Over the last few days, my computer has been acting weird. It was OK until Mr Grumpy suggested I run a program that gets rid of all your temporary files and releases more space on your hard drive. What he didn't tell me before I clicked start was to un-tick certain boxes. The result was that all my passwords were wiped out, so I had to try and remember what the Facebook, Twitter, Gmail, Hotmail, eBay, Babble (and more) passwords were, and of course they all different.

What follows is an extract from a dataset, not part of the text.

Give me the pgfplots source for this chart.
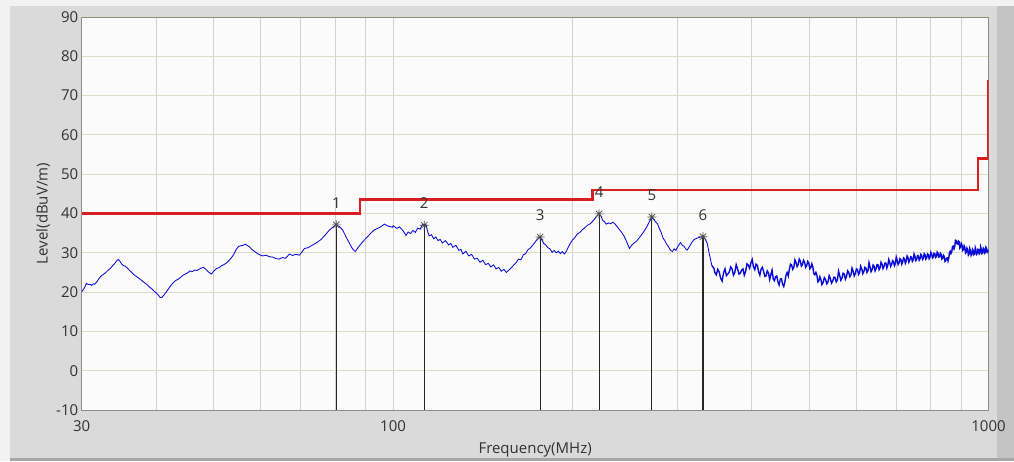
\documentclass[border=0pt]{standalone}
\usepackage{fontspec}
\setmainfont{Open Sans}
\usepackage{pgfplots}
\pgfplotsset{compat=1.18}
\definecolor{outerbg}{RGB}{242,242,242}
\definecolor{panel}{RGB}{218,218,218}
\definecolor{rstrip}{RGB}{196,196,196}
\definecolor{plotbg}{RGB}{251,251,251}
\definecolor{vgrid}{RGB}{210,210,210}
\definecolor{hgrid}{RGB}{224,219,198}
\definecolor{limred}{RGB}{216,30,30}
\definecolor{trace}{RGB}{10,10,215}
\definecolor{txt}{RGB}{50,50,50}
\pgfdeclareplotmark{star8}{%
 \pgfpathmoveto{\pgfqpoint{0pt}{\pgfplotmarksize}}\pgfpathlineto{\pgfqpoint{0pt}{-\pgfplotmarksize}}%
 \pgfpathmoveto{\pgfqpoint{\pgfplotmarksize}{0pt}}\pgfpathlineto{\pgfqpoint{-\pgfplotmarksize}{0pt}}%
 \pgfpathmoveto{\pgfqpoint{0.707\pgfplotmarksize}{0.707\pgfplotmarksize}}\pgfpathlineto{\pgfqpoint{-0.707\pgfplotmarksize}{-0.707\pgfplotmarksize}}%
 \pgfpathmoveto{\pgfqpoint{-0.707\pgfplotmarksize}{0.707\pgfplotmarksize}}\pgfpathlineto{\pgfqpoint{0.707\pgfplotmarksize}{-0.707\pgfplotmarksize}}%
 \pgfusepathqstroke}
\begin{document}
\begin{tikzpicture}
\path[use as bounding box] (-81.7pt,-51pt) rectangle (932.3pt,410pt);
\fill[outerbg] (-81.7pt,-51pt) rectangle (932.3pt,410pt);
\fill[panel] (-71.7pt,-48pt) rectangle (915.3pt,404pt);
\fill[rstrip] (915.3pt,-51pt) rectangle (932.3pt,404pt);
\fill[black!35] (-71.7pt,-51pt) rectangle (932.3pt,-48pt);
\begin{axis}[
  at={(0,0)}, anchor=south west,
  scale only axis, width=906.8pt, height=393pt,
  xmode=log, log basis x=10,
  xmin=30, xmax=1000, ymin=-10, ymax=90,
  xtick={30,100,1000}, xticklabels={30,100,1000},
  minor xtick={40,50,60,70,80,90,200,300,400,500,600,700,800,900},
  ytick={-10,0,10,20,30,40,50,60,70,80,90},
  xmajorgrids, xminorgrids, ymajorgrids,
  major x grid style={vgrid, line width=1pt},
  minor x grid style={vgrid, line width=1pt},
  major y grid style={hgrid, line width=1pt},
  major tick length=0pt, minor tick length=0pt,
  axis background/.style={fill=plotbg},
  axis line style={draw=black!45, line width=0.8pt},
  /pgf/number format/assume math mode=true,
  tick label style={font=\fontsize{15}{18}\selectfont, text=txt},
  xticklabel style={yshift=-7pt},
  xlabel={Frequency(MHz)}, ylabel={Level(dBuV/m)},
  label style={font=\fontsize{15}{18}\selectfont, text=txt},
  xlabel style={at={(axis description cs:0.5,-0.1018)}, anchor=center},
  ylabel style={at={(axis description cs:-0.0427,0.5)}, anchor=center},
  unbounded coords=jump,
]
% limit line
\addplot[limred, line width=2.6pt] coordinates {
(30,40) (88,40) (88,43.5) (216,43.5) (216,46) (960,46) (960,54) (1000,54) (1000,74)};
% measured trace, 30-343 MHz
\addplot[trace, line width=0.85pt] table {
f L
30 20.1
30.3 21.0
30.55 22.2
30.8 21.9
31.0 22.0
31.15 21.7
31.4 22.1
31.55 22.0
31.8 22.6
32.1 23.5
32.4 24.2
32.7 24.6
33.0 25.1
33.2 25.5
33.5 26.0
33.8 26.7
34.1 27.3
34.35 28.0
34.55 28.3
34.75 27.9
35.0 27.2
35.2 26.8
35.5 26.6
35.8 26.1
36.1 25.5
36.4 25.0
36.8 24.3
37.2 23.8
37.6 23.3
38.0 22.7
38.5 22.1
39.0 21.3
39.5 20.6
40.0 19.8
40.3 19.3
40.6 18.7
40.9 18.6
41.2 19.2
41.5 19.8
41.9 20.7
42.3 21.6
42.8 22.5
43.2 23.0
43.6 23.3
44.0 23.8
44.4 24.3
44.8 24.6
45.2 24.9
45.6 25.4
46.0 25.2
46.4 25.6
46.8 25.5
47.2 25.8
47.6 26.1
48.0 26.3
48.5 25.8
49.0 25.1
49.5 24.6
50.0 25.3
50.5 26.0
51.0 26.2
51.5 26.7
52.0 27.0
52.5 27.4
53.0 28.0
53.5 28.7
54.0 29.6
54.5 30.8
55.0 31.6
55.5 31.8
56.0 31.9
56.5 32.2
57.0 31.8
57.5 31.4
58.0 30.8
58.7 30.2
59.5 29.6
60.4 29.2
61.2 29.4
62.0 29.0
62.8 28.9
63.6 28.5
64.4 28.4
65.2 28.8
66.0 28.6
67.0 29.7
67.8 29.3
68.6 29.6
69.6 29.4
70.3 30.2
71.0 31.1
72.0 31.3
73.3 32.0
74.5 32.6
75.7 33.4
77.0 34.6
78.2 35.8
79.2 36.5
80.2 37.1
81.2 36.7
82.3 35.8
83.4 34.0
84.5 32.4
85.5 31.0
86.4 30.3
87.5 31.5
88.9 32.8
90.5 34.0
92.0 35.2
93.0 35.8
94.5 36.3
95.5 36.7
96.7 37.3
98.0 36.8
99.8 36.5
100 36.9
101.5 36.2
102.5 36.6
103.8 35.7
104.5 35.1
105.1 34.4
106 35.3
107 34.9
108 35.7
109 35.2
110 36.3
111 36.0
112 37.2
112.8 37.0
113.5 37.3
114.2 35.6
115 34.3
116 34.6
117 33.6
118 34.0
119 33.1
120 33.4
121 32.5
122.5 33.1
124 32.0
125 32.4
126 31.4
127.5 31.9
129 30.6
130 30.9
131 29.7
132.5 30.4
134 29.2
135.5 29.6
137 28.4
138.5 28.6
140 27.6
141.5 28.1
143 27.0
144.5 27.3
146 26.4
147.5 26.9
149 25.9
150.5 26.3
152 25.3
153.5 25.8
155 25.0
156.5 25.6
158 26.2
159.5 26.9
161 27.5
162.5 28.4
164 28.2
165.5 29.5
167 29.8
168.5 30.8
170 31.2
171.5 31.9
173 32.6
174.5 33.4
176 34.0
177.5 33.5
179 32.4
180.5 32.0
182 31.3
183.5 31.0
185 30.1
186.5 30.6
188 30.0
189.5 30.4
191 29.8
192.5 30.3
194 29.7
195.5 30.4
197 31.5
198.5 32.4
200 33.2
202 33.9
204 34.8
206 35.2
208 35.9
210 36.4
212 37.0
214 37.3
216 37.9
218 38.6
220 39.4
221.8 39.9
223.5 39.3
225 38.2
226.5 37.9
228 37.3
230 37.6
232 37.4
234 37.8
236 37.3
238 36.6
240 35.9
242 35.2
244 34.4
246 33.3
248 32.0
249.5 31.1
251.5 31.9
254 32.5
256.5 33.0
259 33.8
261.5 34.6
264 35.5
266.5 36.5
269 37.7
271.9 39.0
274 38.5
276 37.9
278 37.4
280 36.2
282 35.2
284 33.8
286 33.1
288 32.2
290 31.6
292 30.8
294.4 30.3
296.5 31.0
298.5 30.6
300.5 31.5
302.5 32.2
304 32.6
306 31.9
308 31.7
310 31.0
312 30.7
314 31.4
316 32.1
318 32.8
320 33.3
322.5 33.6
325 33.8
328 34.0
331.5 34.1
334 33.6
337 32.4
340 29.5
343 26.8
};
% measured trace, 343-1000 MHz (noisy)
\addplot[trace, line width=1.4pt] table {
f L
343 26.8
346 26.0
347 25.0
349 24.4
351 25.8
353 25.1
355 23.5
357 22.8
359 24.9
361 25.9
363 24.2
365 24.6
367 25.1
369 26.4
371 25.9
373 24.3
375 25.0
377 27.0
379 25.9
381 24.6
383 24.8
385 25.6
387 25.9
389 24.3
391 25.3
393 27.2
395 26.9
397 26.1
399 27.4
401 28.3
403 26.4
405 25.7
407 27.1
409 26.8
411 25.2
413 24.3
415 25.8
417 26.3
419 25.3
421 24.0
423 24.1
425 25.4
427 24.9
429 23.2
431 24.5
433 25.6
435 23.3
437 22.9
439 23.9
441 24.1
443 22.6
445 21.8
447 23.3
449 23.4
451 22.0
453 21.4
455 22.6
457 24.3
459 25.0
461 24.1
463 25.8
465 27.1
467 26.9
469 25.8
471 26.3
473 28.2
475 27.6
477 26.5
479 27.0
481 28.4
483 27.9
485 26.6
487 27.0
489 28.1
491 27.6
493 26.3
495 26.7
497 27.8
499 27.4
501 25.9
503 26.2
505 27.2
507 26.4
509 24.7
511 24.4
513 25.0
515 24.3
517 22.6
519 22.9
521 23.9
523 23.2
525 21.9
527.5 22.4
530 23.7
532.5 23.2
535 22.1
537.5 22.6
540 24.2
542.5 23.5
545 22.3
547.5 22.8
550 23.8
552.5 23.7
555 22.6
557.5 23.1
560 25.3
562.5 24.2
565 23.0
567.5 23.6
570 24.8
572.5 24.6
575 23.3
577.5 24.0
580 25.4
582.5 25.0
585 23.9
587.5 24.4
590 26.1
592.5 25.3
595 24.1
597.5 24.7
600 25.9
602.5 25.7
605 24.5
607.5 25.0
610 26.6
612.5 25.9
615 24.7
617.5 25.2
620 26.3
622.5 26.1
625 25.0
627.5 25.5
630 27.5
632.5 26.4
635 25.2
637.5 25.7
640 26.9
642.5 26.6
645 25.4
647.5 26.0
650 27.0
652.5 26.9
655 25.7
657.5 26.2
660 27.6
662.5 27.1
665 26.0
667.5 26.5
670 27.4
672.5 27.4
675 26.1
677.5 26.8
680 28.3
682.5 27.6
685 26.5
687.5 27.0
690 28.0
692.5 27.8
695 26.7
697.5 27.2
700 28.9
702.5 28.1
705 27.0
707.5 27.4
710 28.5
712.5 28.3
715 27.1
717.5 27.6
720 28.7
722.5 28.5
725 27.3
727.5 27.9
730 29.2
732.5 28.8
735 27.6
737.5 28.1
740 29.0
742.5 28.9
745 27.8
747.5 28.2
750 29.7
752.5 29.1
755 28.0
757.5 28.3
760 29.3
762.5 29.2
765 28.1
767.5 28.5
770 29.6
772.5 29.3
775 28.3
777.5 28.6
780 29.8
782.5 29.5
785 28.4
787.5 28.7
790 29.7
792.5 29.5
795 28.5
797.5 28.9
800 30.1
802.5 29.7
805 28.7
807.5 28.9
810 29.9
812.5 29.8
815 28.8
817.5 29.0
820 30.2
822.5 29.9
825 28.9
827.5 29.0
830 29.9
832.5 29.6
835 28.4
837.5 28.6
840 29.4
842.5 29.1
845 27.8
847.5 28.0
850 28.6
852.5 28.7
855 27.9
857.5 28.6
860 30.1
862.5 30.4
865 29.8
867.5 30.2
870 31.6
872.5 31.7
875 31.0
877.5 31.5
880 33.2
882.5 33.1
885 32.3
887.5 32.2
890 33.0
892.5 32.8
895 31.2
897.5 31.5
900 32.4
902.5 32.0
905 30.6
907.5 30.8
910 31.8
912.5 31.4
915 29.9
917.5 30.1
920 31.2
922.5 30.8
925 29.4
927.5 29.7
930 31.1
932.5 30.5
935 29.3
937.5 29.6
940 30.9
942.5 30.6
945 29.5
947.5 29.7
950 31.3
952.5 30.7
955 29.6
957.5 29.8
960 30.9
962.5 30.8
965 29.7
967.5 29.9
970 31.5
972.5 30.9
975 29.8
977.5 30.0
980 31.2
982.5 31.0
985 29.9
987.5 30.1
990 31.4
992.5 31.1
995 30.1
997.5 30.3
1000 30.8
};
% marker drop lines
\addplot[black!85, line width=1.1pt] coordinates {
(80.3,-10) (80.3,37.1) (80.3,nan)
(112.8,-10) (112.8,37.0) (112.8,nan)
(176.6,-10) (176.6,34.0) (176.6,nan)
(221.8,-10) (221.8,39.9) (221.8,nan)
(272.0,-10) (272.0,39.1) (272.0,nan)
(331.5,-10) (331.5,34.1)};
% markers with numbers
\addplot[only marks, mark=star8, mark size=4.5pt, black!70, line width=0.7pt,
  point meta=explicit symbolic, nodes near coords,
  every node near coord/.append style={anchor=south, inner sep=0pt, yshift=16pt,
    text=txt, font=\fontsize{15}{18}\selectfont}]
table[meta=lab] {
f L lab
80.3 37.1 1
112.8 37.0 2
176.6 34.0 3
221.8 39.9 4
272.0 39.1 5
331.5 34.1 6
};
\end{axis}
\end{tikzpicture}
\end{document}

My Windows 8 (should be called Windows Hate) tiles vanished and so did all my icons and I got a blank brown screen. Panic!!! With much grumping, he managed a semi-fix but it's still not quite the same as it was before I meddled. I've never had an easy relationship with technology and swear most colourfully at all my devices. I even managed to do something to my Kindle through pressing the wrong button when I was sleepy.
I think I'll go back to real books. The worst that can happen is that you fall asleep with a book on the bed and it falls off in the night with a crash and wakes you up with a horrible start, making you think there must be someone in the room, either corporeal or ghostly.
Then there's the autumnal weather; a return of grey, damp days, of the last of the flowers, of the trees de-leafing, which always makes me think of that wonderful, lump-in-the-throat poem, Spring and Fall: to a young child, by Gerard Manley Hopkins, which conveys the same core message as all those syllable-dragging volumes of A La Recherche du Temps Perdu, encapsulated in just fifteen lines. If only Proust could have been equally brief.
I've just taken a half dose of Night Nurse. If I took a whole one, I'd sleep till lunchtime. Hang on a minute... what a blissful idea!